- **What to do**
From the entries below, count every line that contains the word "page". Please give the number and nothing else.

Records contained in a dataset

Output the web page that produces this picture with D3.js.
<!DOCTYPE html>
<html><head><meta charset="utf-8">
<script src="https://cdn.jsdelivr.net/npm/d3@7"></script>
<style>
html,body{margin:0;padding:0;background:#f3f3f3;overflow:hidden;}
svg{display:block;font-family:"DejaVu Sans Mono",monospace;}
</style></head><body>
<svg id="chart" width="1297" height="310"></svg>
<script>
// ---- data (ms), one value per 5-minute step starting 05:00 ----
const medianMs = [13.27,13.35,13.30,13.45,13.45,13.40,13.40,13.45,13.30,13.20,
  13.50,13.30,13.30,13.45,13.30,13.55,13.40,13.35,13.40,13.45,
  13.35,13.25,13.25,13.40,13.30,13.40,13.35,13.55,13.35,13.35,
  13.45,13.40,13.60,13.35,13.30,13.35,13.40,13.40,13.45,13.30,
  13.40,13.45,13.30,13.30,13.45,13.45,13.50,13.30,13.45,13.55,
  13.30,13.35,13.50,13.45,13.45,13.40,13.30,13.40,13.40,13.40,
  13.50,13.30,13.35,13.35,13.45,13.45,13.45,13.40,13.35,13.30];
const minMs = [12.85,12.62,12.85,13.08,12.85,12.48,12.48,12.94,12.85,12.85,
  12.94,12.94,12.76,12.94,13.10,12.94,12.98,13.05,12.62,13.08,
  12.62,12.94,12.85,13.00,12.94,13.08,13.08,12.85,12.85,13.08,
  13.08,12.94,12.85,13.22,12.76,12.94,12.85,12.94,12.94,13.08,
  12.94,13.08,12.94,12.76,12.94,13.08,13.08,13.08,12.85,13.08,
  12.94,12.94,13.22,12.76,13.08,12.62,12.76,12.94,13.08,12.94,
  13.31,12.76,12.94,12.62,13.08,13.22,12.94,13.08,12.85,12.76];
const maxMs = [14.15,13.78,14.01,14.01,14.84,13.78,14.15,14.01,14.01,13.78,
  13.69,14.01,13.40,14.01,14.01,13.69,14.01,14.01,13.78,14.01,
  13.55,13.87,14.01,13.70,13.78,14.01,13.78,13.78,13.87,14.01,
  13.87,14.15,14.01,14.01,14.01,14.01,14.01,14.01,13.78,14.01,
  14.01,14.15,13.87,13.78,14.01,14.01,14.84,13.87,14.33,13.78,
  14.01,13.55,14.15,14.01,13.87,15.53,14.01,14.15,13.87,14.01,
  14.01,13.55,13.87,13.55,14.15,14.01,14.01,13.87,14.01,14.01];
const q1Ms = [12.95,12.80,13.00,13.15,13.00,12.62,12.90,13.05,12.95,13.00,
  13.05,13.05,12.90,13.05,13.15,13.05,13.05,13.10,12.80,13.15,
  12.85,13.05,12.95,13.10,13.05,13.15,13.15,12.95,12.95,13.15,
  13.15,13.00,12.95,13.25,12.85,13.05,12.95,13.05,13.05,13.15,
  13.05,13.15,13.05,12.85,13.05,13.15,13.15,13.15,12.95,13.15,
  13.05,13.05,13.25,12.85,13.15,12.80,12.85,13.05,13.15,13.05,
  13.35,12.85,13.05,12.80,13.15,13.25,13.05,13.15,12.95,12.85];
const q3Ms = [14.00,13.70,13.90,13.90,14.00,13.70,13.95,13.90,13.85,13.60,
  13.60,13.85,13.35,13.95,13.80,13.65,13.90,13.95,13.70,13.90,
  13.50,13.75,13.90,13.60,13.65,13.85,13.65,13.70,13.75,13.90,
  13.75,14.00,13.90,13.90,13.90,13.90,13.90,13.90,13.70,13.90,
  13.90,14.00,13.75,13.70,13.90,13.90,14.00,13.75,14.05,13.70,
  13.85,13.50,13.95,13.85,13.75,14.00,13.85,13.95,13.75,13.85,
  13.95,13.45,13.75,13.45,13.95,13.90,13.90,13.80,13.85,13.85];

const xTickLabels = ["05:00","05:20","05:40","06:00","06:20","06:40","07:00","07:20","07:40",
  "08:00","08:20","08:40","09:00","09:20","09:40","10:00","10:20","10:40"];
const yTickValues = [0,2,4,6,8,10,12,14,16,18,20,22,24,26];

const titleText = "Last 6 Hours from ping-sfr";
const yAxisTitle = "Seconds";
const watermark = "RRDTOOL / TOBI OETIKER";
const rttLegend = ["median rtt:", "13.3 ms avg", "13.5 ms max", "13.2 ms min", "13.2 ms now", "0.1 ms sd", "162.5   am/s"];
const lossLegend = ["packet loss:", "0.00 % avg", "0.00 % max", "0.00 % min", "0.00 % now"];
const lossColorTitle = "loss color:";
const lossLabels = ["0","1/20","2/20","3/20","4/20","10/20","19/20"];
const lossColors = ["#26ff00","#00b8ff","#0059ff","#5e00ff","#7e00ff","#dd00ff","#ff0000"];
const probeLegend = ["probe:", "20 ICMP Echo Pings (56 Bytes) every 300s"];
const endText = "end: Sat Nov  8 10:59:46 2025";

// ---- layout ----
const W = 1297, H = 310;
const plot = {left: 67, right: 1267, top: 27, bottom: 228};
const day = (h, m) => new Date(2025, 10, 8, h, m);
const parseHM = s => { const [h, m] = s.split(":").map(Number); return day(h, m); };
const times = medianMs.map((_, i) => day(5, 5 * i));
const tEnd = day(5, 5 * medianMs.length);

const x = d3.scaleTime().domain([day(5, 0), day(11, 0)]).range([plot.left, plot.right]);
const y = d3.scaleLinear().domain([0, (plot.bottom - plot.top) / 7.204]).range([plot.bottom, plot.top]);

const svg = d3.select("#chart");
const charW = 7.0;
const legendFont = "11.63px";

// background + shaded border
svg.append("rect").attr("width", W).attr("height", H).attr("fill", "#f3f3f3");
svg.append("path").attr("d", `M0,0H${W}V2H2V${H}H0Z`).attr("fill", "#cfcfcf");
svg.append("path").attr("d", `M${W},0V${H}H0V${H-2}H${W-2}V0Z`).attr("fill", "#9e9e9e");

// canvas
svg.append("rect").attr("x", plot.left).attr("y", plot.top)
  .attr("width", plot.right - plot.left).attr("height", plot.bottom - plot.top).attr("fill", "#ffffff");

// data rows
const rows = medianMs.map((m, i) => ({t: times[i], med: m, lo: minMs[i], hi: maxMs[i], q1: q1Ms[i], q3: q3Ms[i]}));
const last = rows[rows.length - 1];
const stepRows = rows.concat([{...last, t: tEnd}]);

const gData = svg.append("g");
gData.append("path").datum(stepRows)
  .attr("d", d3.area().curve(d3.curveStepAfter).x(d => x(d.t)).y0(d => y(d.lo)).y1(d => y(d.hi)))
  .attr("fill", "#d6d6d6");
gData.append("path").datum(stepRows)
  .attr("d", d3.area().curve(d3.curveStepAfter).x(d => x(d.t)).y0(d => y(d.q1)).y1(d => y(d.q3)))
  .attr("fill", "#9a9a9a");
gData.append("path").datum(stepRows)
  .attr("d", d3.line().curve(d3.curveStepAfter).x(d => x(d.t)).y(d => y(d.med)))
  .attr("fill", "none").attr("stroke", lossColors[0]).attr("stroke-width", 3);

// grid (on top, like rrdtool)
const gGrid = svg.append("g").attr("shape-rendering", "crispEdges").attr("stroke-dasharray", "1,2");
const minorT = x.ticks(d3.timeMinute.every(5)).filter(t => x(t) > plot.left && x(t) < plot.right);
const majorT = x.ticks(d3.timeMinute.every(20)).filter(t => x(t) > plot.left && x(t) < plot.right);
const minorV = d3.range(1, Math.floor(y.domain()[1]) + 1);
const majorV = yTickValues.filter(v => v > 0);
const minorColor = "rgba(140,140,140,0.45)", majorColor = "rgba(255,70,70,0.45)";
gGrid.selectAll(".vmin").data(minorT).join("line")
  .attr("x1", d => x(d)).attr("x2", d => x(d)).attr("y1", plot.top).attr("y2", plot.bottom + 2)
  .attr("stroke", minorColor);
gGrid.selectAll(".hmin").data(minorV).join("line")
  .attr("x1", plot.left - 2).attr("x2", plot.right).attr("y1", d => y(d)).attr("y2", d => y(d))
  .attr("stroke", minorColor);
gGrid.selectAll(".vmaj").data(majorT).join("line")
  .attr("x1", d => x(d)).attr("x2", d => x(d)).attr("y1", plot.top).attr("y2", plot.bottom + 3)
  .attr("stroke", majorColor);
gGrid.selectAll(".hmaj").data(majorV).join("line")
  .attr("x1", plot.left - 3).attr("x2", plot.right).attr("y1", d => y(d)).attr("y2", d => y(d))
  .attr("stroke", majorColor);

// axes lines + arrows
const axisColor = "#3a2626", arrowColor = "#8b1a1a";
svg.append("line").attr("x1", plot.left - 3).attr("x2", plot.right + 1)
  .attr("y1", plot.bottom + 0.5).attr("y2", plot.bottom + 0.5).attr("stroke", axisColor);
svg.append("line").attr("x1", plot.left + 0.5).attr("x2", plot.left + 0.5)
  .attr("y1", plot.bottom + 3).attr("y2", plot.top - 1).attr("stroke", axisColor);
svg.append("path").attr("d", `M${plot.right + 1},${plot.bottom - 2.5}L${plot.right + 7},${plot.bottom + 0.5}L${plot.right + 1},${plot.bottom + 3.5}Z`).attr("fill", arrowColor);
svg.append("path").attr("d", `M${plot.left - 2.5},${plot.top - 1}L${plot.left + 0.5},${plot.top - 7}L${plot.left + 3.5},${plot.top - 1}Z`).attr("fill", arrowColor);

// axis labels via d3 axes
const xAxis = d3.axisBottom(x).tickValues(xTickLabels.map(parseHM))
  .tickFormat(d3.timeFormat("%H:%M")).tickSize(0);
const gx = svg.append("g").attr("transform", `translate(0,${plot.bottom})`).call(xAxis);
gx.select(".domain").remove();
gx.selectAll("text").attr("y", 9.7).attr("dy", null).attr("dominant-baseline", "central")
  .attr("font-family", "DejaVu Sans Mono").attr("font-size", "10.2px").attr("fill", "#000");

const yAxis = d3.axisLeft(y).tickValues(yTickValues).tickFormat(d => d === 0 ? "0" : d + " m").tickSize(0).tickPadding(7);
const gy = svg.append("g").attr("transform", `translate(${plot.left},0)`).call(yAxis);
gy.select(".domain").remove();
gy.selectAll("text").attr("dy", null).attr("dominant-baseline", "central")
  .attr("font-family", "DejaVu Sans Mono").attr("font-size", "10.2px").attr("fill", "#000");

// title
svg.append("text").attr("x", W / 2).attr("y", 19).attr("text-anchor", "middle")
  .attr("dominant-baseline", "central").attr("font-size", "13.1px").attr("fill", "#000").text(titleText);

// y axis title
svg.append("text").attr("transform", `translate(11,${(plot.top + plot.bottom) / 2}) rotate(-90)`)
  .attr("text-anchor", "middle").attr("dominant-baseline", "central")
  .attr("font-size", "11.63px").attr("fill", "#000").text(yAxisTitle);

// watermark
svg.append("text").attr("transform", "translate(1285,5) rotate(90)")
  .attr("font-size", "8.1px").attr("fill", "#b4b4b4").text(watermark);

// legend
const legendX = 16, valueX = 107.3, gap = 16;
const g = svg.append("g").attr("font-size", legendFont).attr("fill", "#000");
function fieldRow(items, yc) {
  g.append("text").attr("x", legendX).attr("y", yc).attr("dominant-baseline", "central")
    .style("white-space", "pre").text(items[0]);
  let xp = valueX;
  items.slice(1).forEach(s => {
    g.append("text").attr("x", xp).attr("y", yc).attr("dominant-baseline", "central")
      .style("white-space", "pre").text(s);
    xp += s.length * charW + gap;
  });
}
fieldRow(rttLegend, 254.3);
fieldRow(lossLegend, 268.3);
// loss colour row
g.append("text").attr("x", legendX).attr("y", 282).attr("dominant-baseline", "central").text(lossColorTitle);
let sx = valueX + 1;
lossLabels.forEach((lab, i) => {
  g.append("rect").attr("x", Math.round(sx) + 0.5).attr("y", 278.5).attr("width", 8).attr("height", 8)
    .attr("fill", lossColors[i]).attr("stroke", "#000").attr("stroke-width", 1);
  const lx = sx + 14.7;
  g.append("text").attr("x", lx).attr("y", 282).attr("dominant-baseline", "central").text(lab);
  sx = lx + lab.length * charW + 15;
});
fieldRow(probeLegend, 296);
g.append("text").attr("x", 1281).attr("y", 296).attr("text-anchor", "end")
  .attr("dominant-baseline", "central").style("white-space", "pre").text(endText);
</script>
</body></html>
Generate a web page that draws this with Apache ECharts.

- **Solution for this problem**
2